Then Playing — Bad for Each Other; Take Aim at the Police Van; The Greatest Night in Pop

Bad for Each Other (Irving Rapper, 1953). This chintzy melodrama follows Dr. Tom Owens (Charlton Heston), who returns from military service to practice medicine in his working-class hometown. His upstanding ethics are eroded away after he becomes romantically entwined with Helen Curtis (Lizabeth Scott), a socialite who connects him with another physician (Lester Matthews) who prioritizes lucrative services for wealthy clients over more important work that would help people in need. Director Irving Rapper tries to bring the rough-hewn sensibility of film noir to the proceedings, especially in portraying Helen in a manner akin to the average femme fatale casting shadows across a detective story or crime thriller. Bad for Each Other simply doesn’t have the right dark soul for it. The strategy might have worked better with a different actor in the leading role. Heston is hopelessly stiff, bulldozing through scenes with the plainest, most aggressive expressions of the character’s emotions when more complex, nuanced acting is called for.

Take Aim at the Police Van (Seijun Suzuki, 1960).
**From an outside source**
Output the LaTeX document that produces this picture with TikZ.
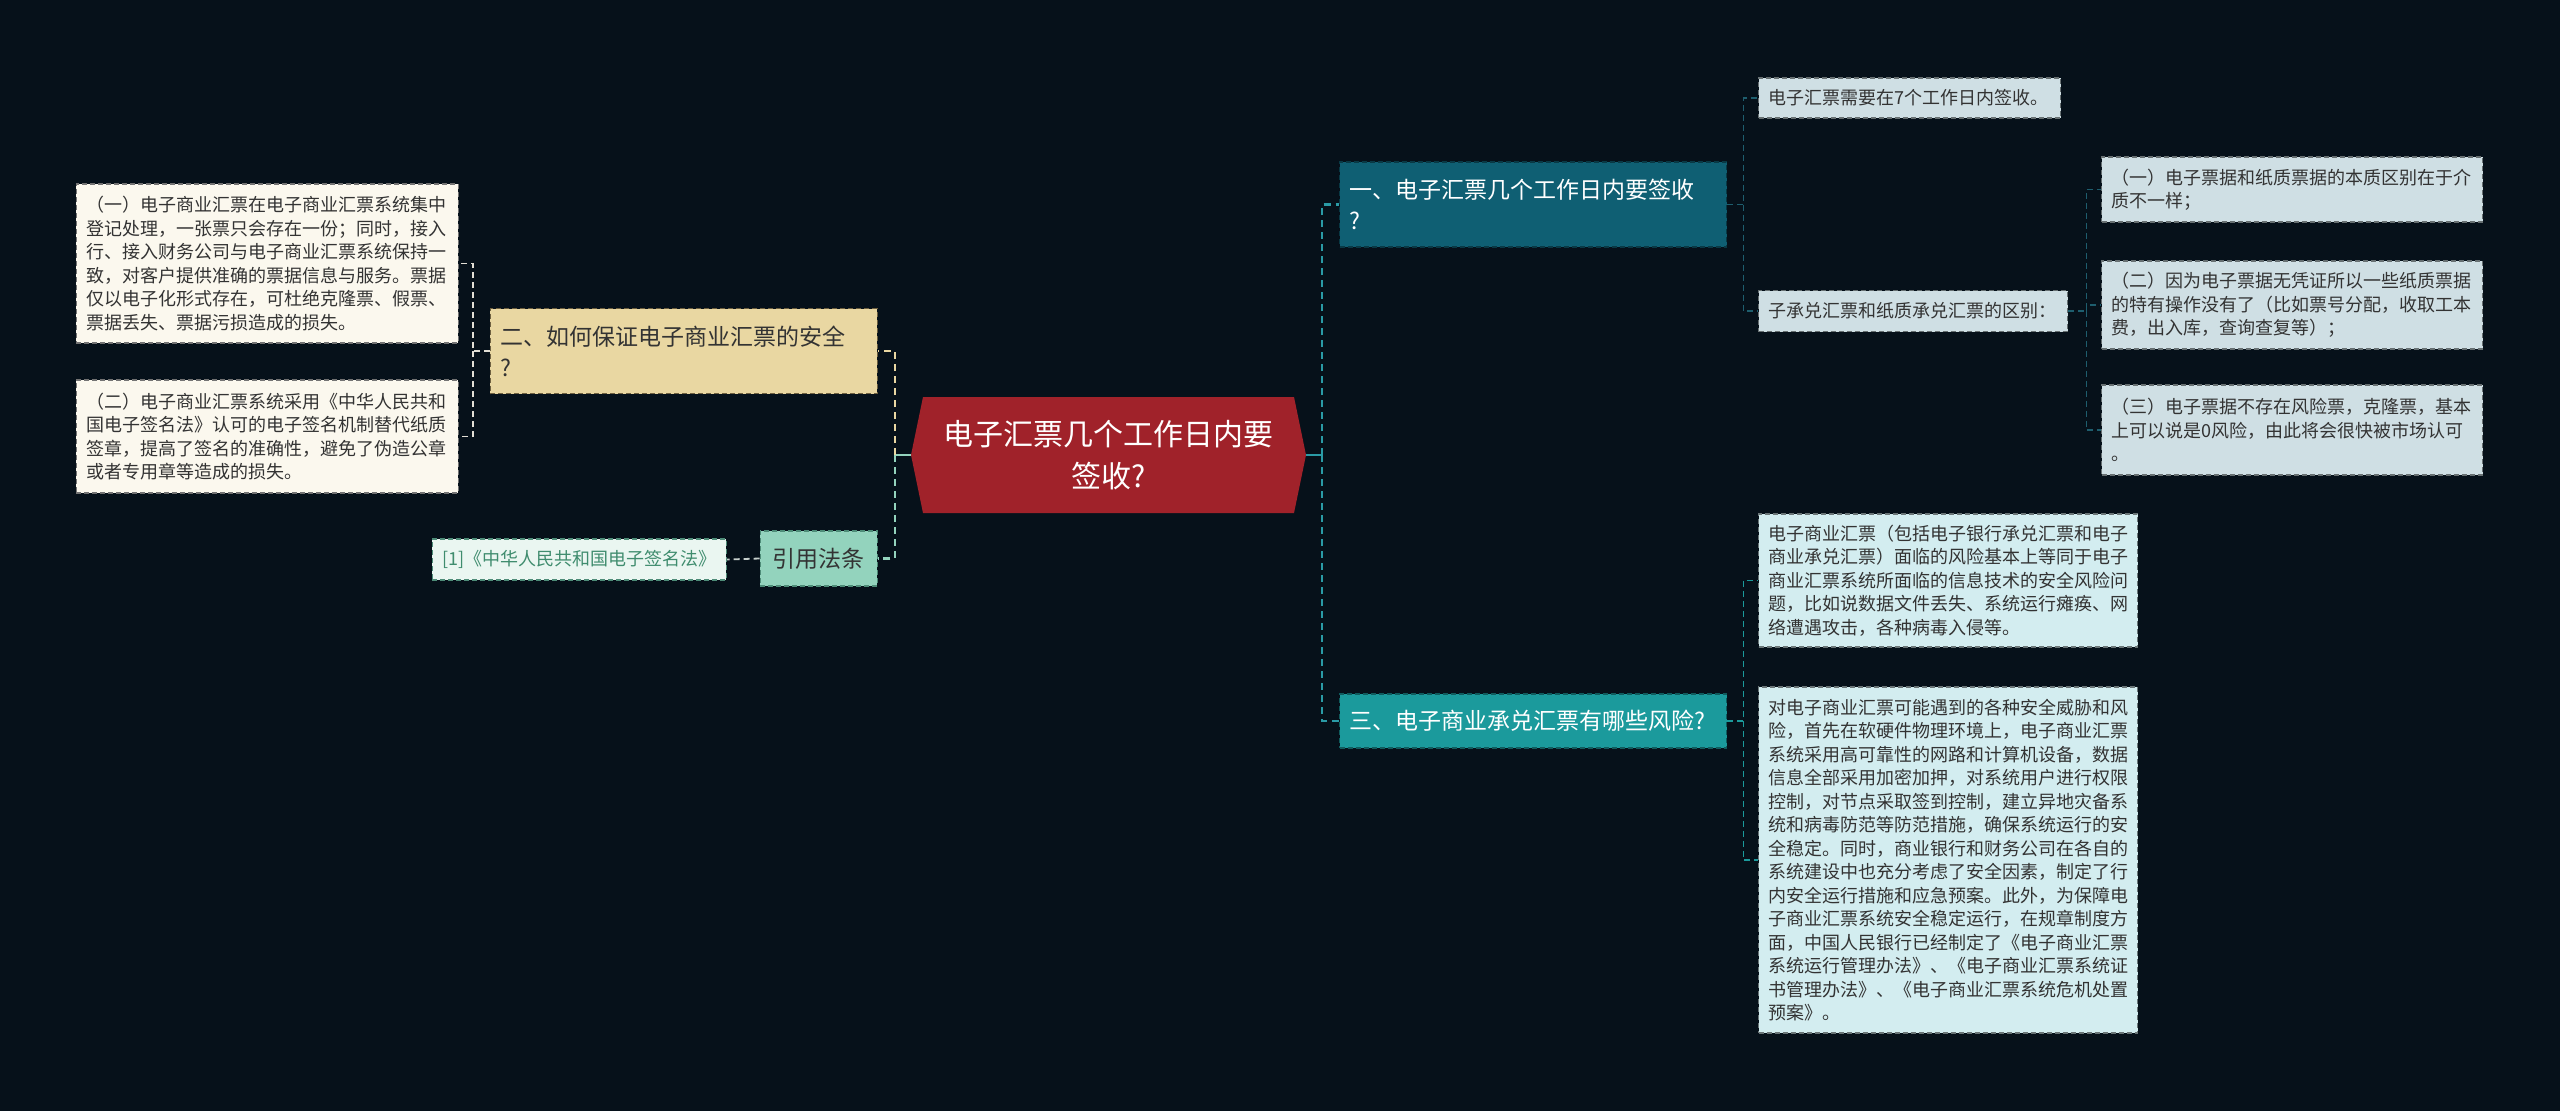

This lean detective thriller, filmed and first released in Japan, is tough as galvanized steel. A prison guard (Michitarô Mizushima) is suspended from his job after inmates under his supervision are killed when transport vehicle they’re all traveling in is ambushed by gunmen. Suddenly flush with spare time, the guard takes it upon himself to investigate why the attack took place, which leads him into an eddy of underworld double-crosses. Take Aim at the Police Van has the dense plotting of one of Howard Hawks’s relentlessly twisty film noirs, where it starts to seem as if every new scene takes all that’s come before and spins the viewer’ understanding of it like a well-oiled revolving door. Like the best of his Hollywood counterparts who made similar fare, Seijun Suzuki compensates for any narrative confusion by directing with an abundance of style which is further bolstered by a gift for inventive shots. Cinematographer Shigeyoshi Mine fills the movie with strikingly gorgeous black-and-white photography.

The Greatest Night in Pop (Bao Nguyen, 2024). Acknowledging right up front that I found The Greatest Night in Pop to be consistently engaging and entertaining, it certainly is strange to see a documentary that’s a hagiography of a single song. Director Bao Nguyen effectively conveys how momentous it felt when, in 1985, dozens of the biggest stars of U.S. pop music convened to record “We Are the World,” a single that raised money to address famine in Ethiopia. No matter how formidable the assemblage of talent, noble the intent, or successful as a instance of fundraising, I think the clear consensus on the song itself, reached with the comfortable hindsight of almost forty years, is that it’s not very good. The fact that it’s nowhere near the playlists of most radio stations that slavishly honor the music of the nineteen-eighties is a compelling argument that the art has not endured. Except for a glancing statement from interview subject Bruce Springsteen, whose assessment of the song deftly sidesteps into a commendation of it achieving its charitable goals, anyone watching this documentary would think it rises to the level of “Strange Fruit” or “Yesterday” among venerated classics. The film does give Sheila E. the space to say she felt like she was being used by the organizers, who were clearly hoping her presence would lure in the participation of her friend and collaborator Prince, but that’s about the extent of the negative commentary. Nguyen expertly assembles the voluminous behind-the-scenes footage of the event to achieve a genuinely impressive you-are-there feel.